- Prompt
Leaving out the pictures, retype all the material exactly.

━━━━━ Exercise materials

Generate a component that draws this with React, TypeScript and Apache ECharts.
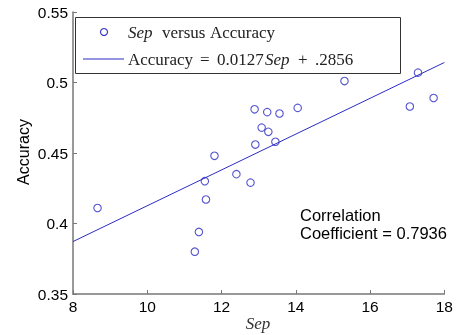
import React, { useEffect, useRef } from "react";
import * as echarts from "echarts";

const sepValues = [8.66, 11.28, 11.39, 11.58, 11.55, 11.81, 12.4, 12.78, 12.91, 12.89, 13.08, 13.26, 13.23, 13.45, 13.56, 14.05, 15.31, 17.07, 17.29, 17.71];
const accuracyValues = [0.411, 0.38, 0.394, 0.417, 0.43, 0.448, 0.435, 0.429, 0.456, 0.481, 0.468, 0.465, 0.479, 0.458, 0.478, 0.482, 0.501, 0.483, 0.507, 0.489];
const fitSlope = 0.0127;
const fitIntercept = 0.2856;
const fitRange = [8, 18];
const correlationText = "Correlation\nCoefficient = 0.7936";

const BLUE = "#2b2bc4";
const SANS = "Liberation Sans, Arial, sans-serif";
const SERIF = "Liberation Serif, Times New Roman, serif";

function seg(text: string, x: number, y: number, italic = false) {
  return {
    type: "text",
    x,
    y,
    z: 11,
    style: {
      text,
      fill: "#222",
      font: `${italic ? "italic " : ""}17px ${SERIF}`,
      verticalAlign: "middle",
    },
  };
}

export default function App() {
  const ref = useRef<HTMLDivElement>(null);
  useEffect(() => {
    if (!ref.current) return;
    const chart = echarts.init(ref.current, undefined, { renderer: "svg" });
    const points = sepValues.map((s, i) => [s, accuracyValues[i]]);
    const fit = fitRange.map((x) => [x, fitSlope * x + fitIntercept]);
    chart.setOption({
      animation: false,
      grid: { left: 73, right: 11, top: 12, bottom: 41, containLabel: false },
      xAxis: {
        type: "value",
        min: 8,
        max: 18,
        interval: 2,
        axisLine: { show: true, lineStyle: { color: "#777", width: 1.5 } },
        axisTick: { show: true, inside: true, length: 4, lineStyle: { color: "#777" } },
        axisLabel: { color: "#000", fontFamily: SANS, fontSize: 15.5, margin: 4 },
        splitLine: { show: false },
      },
      yAxis: {
        type: "value",
        min: 0.35,
        max: 0.55,
        interval: 0.05,
        axisLine: { show: true, lineStyle: { color: "#777", width: 1.5 } },
        axisTick: { show: true, inside: true, length: 4, lineStyle: { color: "#777" } },
        axisLabel: { color: "#000", fontFamily: SANS, fontSize: 15.5, margin: 5 },
        splitLine: { show: false },
      },
      series: [
        {
          type: "line",
          data: fit,
          symbol: "none",
          lineStyle: { color: BLUE, width: 1 },
          z: 2,
        },
        {
          type: "scatter",
          data: points,
          symbol: "circle",
          symbolSize: 7.5,
          itemStyle: { color: "rgba(0,0,0,0)", borderColor: BLUE, borderWidth: 1.1 },
          z: 3,
        },
      ],
      graphic: [
        {
          type: "rect",
          shape: { x: 75.5, y: 17.5, width: 325, height: 56 },
          style: { fill: "#fff", stroke: "#333", lineWidth: 1 },
          z: 10,
        },
        {
          type: "circle",
          shape: { cx: 104, cy: 32, r: 3.5 },
          style: { fill: "none", stroke: BLUE, lineWidth: 1.1 },
          z: 11,
        },
        {
          type: "line",
          shape: { x1: 83, y1: 59, x2: 124, y2: 59 },
          style: { stroke: BLUE, lineWidth: 1 },
          z: 11,
        },
        seg("Sep", 128, 32, true),
        seg("versus", 162, 32),
        seg("Accuracy", 210, 32),
        seg("Accuracy", 128, 59),
        seg("=", 200, 59),
        seg("0.0127", 217, 59),
        seg("Sep", 265, 59, true),
        seg("+", 298, 59),
        seg(".2856", 315, 59),
        {
          type: "text",
          x: 300,
          y: 224,
          z: 11,
          style: {
            text: correlationText,
            fill: "#000",
            font: `16.5px ${SANS}`,
            lineHeight: 18,
            verticalAlign: "middle",
          },
        },
        {
          type: "text",
          x: 23,
          y: 152,
          rotation: Math.PI / 2,
          z: 11,
          style: {
            text: "Accuracy",
            fill: "#000",
            font: `16px ${SANS}`,
            align: "center",
            verticalAlign: "middle",
          },
        },
        {
          type: "text",
          x: 258,
          y: 323,
          z: 11,
          style: {
            text: "Sep",
            fill: "#333",
            font: `italic 17px ${SERIF}`,
            align: "center",
            verticalAlign: "middle",
          },
        },
      ],
    });
    return () => chart.dispose();
  }, []);
  return <div ref={ref} style={{ position: "fixed", left: 0, top: 0, width: 456, height: 335 }} />;
}
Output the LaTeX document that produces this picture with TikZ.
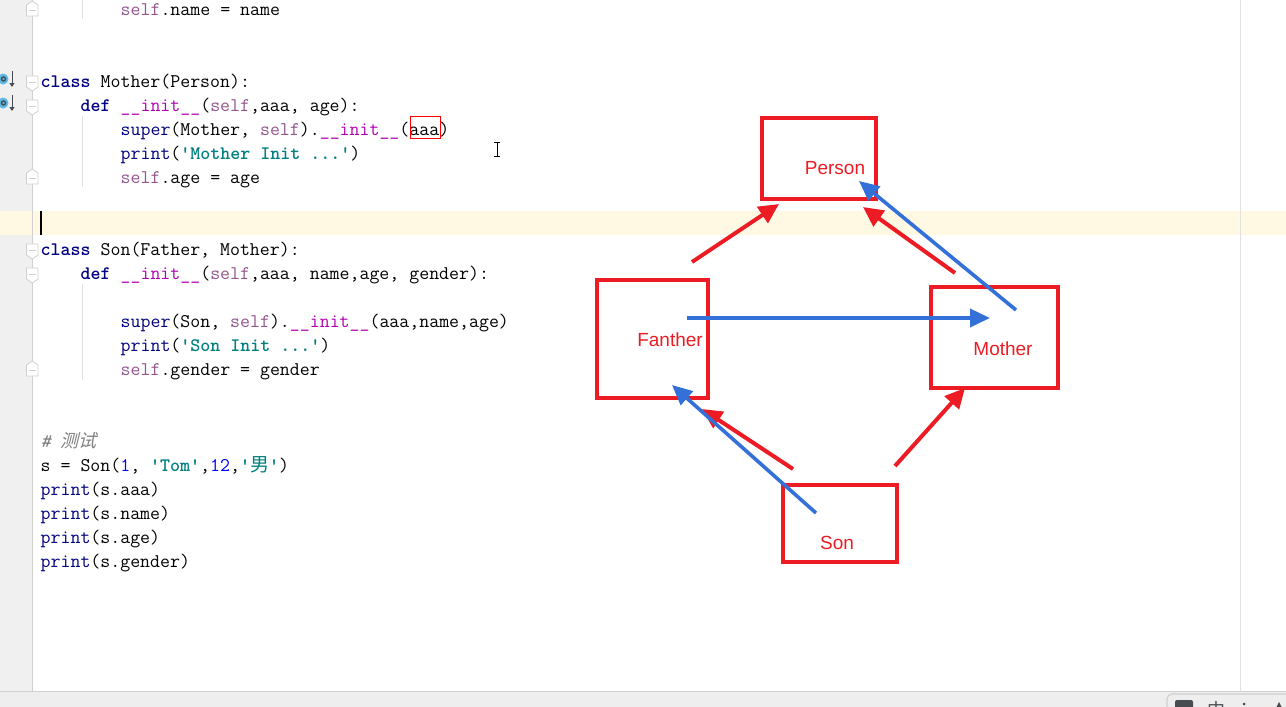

━━━━━━━━━━

- Task response
Generate a component that draws this with React, TypeScript and Apache ECharts.
import React, { useEffect, useRef } from "react";
import * as echarts from "echarts";

const sepValues = [8.66, 11.28, 11.39, 11.58, 11.55, 11.81, 12.4, 12.78, 12.91, 12.89, 13.08, 13.26, 13.23, 13.45, 13.56, 14.05, 15.31, 17.07, 17.29, 17.71];
const accuracyValues = [0.411, 0.38, 0.394, 0.417, 0.43, 0.448, 0.435, 0.429, 0.456, 0.481, 0.468, 0.465, 0.479, 0.458, 0.478, 0.482, 0.501, 0.483, 0.507, 0.489];
const fitSlope = 0.0127;
const fitIntercept = 0.2856;
const fitRange = [8, 18];
const correlationText = "Correlation\nCoefficient = 0.7936";

const BLUE = "#2b2bc4";
const SANS = "Liberation Sans, Arial, sans-serif";
const SERIF = "Liberation Serif, Times New Roman, serif";

function seg(text: string, x: number, y: number, italic = false) {
  return {
    type: "text",
    x,
    y,
    z: 11,
    style: {
      text,
      fill: "#222",
      font: `${italic ? "italic " : ""}17px ${SERIF}`,
      verticalAlign: "middle",
    },
  };
}

export default function App() {
  const ref = useRef<HTMLDivElement>(null);
  useEffect(() => {
    if (!ref.current) return;
    const chart = echarts.init(ref.current, undefined, { renderer: "svg" });
    const points = sepValues.map((s, i) => [s, accuracyValues[i]]);
    const fit = fitRange.map((x) => [x, fitSlope * x + fitIntercept]);
    chart.setOption({
      animation: false,
      grid: { left: 73, right: 11, top: 12, bottom: 41, containLabel: false },
      xAxis: {
        type: "value",
        min: 8,
        max: 18,
        interval: 2,
        axisLine: { show: true, lineStyle: { color: "#777", width: 1.5 } },
        axisTick: { show: true, inside: true, length: 4, lineStyle: { color: "#777" } },
        axisLabel: { color: "#000", fontFamily: SANS, fontSize: 15.5, margin: 4 },
        splitLine: { show: false },
      },
      yAxis: {
        type: "value",
        min: 0.35,
        max: 0.55,
        interval: 0.05,
        axisLine: { show: true, lineStyle: { color: "#777", width: 1.5 } },
        axisTick: { show: true, inside: true, length: 4, lineStyle: { color: "#777" } },
        axisLabel: { color: "#000", fontFamily: SANS, fontSize: 15.5, margin: 5 },
        splitLine: { show: false },
      },
      series: [
        {
          type: "line",
          data: fit,
          symbol: "none",
          lineStyle: { color: BLUE, width: 1 },
          z: 2,
        },
        {
          type: "scatter",
          data: points,
          symbol: "circle",
          symbolSize: 7.5,
          itemStyle: { color: "rgba(0,0,0,0)", borderColor: BLUE, borderWidth: 1.1 },
          z: 3,
        },
      ],
      graphic: [
        {
          type: "rect",
          shape: { x: 75.5, y: 17.5, width: 325, height: 56 },
          style: { fill: "#fff", stroke: "#333", lineWidth: 1 },
          z: 10,
        },
        {
          type: "circle",
          shape: { cx: 104, cy: 32, r: 3.5 },
          style: { fill: "none", stroke: BLUE, lineWidth: 1.1 },
          z: 11,
        },
        {
          type: "line",
          shape: { x1: 83, y1: 59, x2: 124, y2: 59 },
          style: { stroke: BLUE, lineWidth: 1 },
          z: 11,
        },
        seg("Sep", 128, 32, true),
        seg("versus", 162, 32),
        seg("Accuracy", 210, 32),
        seg("Accuracy", 128, 59),
        seg("=", 200, 59),
        seg("0.0127", 217, 59),
        seg("Sep", 265, 59, true),
        seg("+", 298, 59),
        seg(".2856", 315, 59),
        {
          type: "text",
          x: 300,
          y: 224,
          z: 11,
          style: {
            text: correlationText,
            fill: "#000",
            font: `16.5px ${SANS}`,
            lineHeight: 18,
            verticalAlign: "middle",
          },
        },
        {
          type: "text",
          x: 23,
          y: 152,
          rotation: Math.PI / 2,
          z: 11,
          style: {
            text: "Accuracy",
            fill: "#000",
            font: `16px ${SANS}`,
            align: "center",
            verticalAlign: "middle",
          },
        },
        {
          type: "text",
          x: 258,
          y: 323,
          z: 11,
          style: {
            text: "Sep",
            fill: "#333",
            font: `italic 17px ${SERIF}`,
            align: "center",
            verticalAlign: "middle",
          },
        },
      ],
    });
    return () => chart.dispose();
  }, []);
  return <div ref={ref} style={{ position: "fixed", left: 0, top: 0, width: 456, height: 335 }} />;
}
Output the LaTeX document that produces this picture with TikZ.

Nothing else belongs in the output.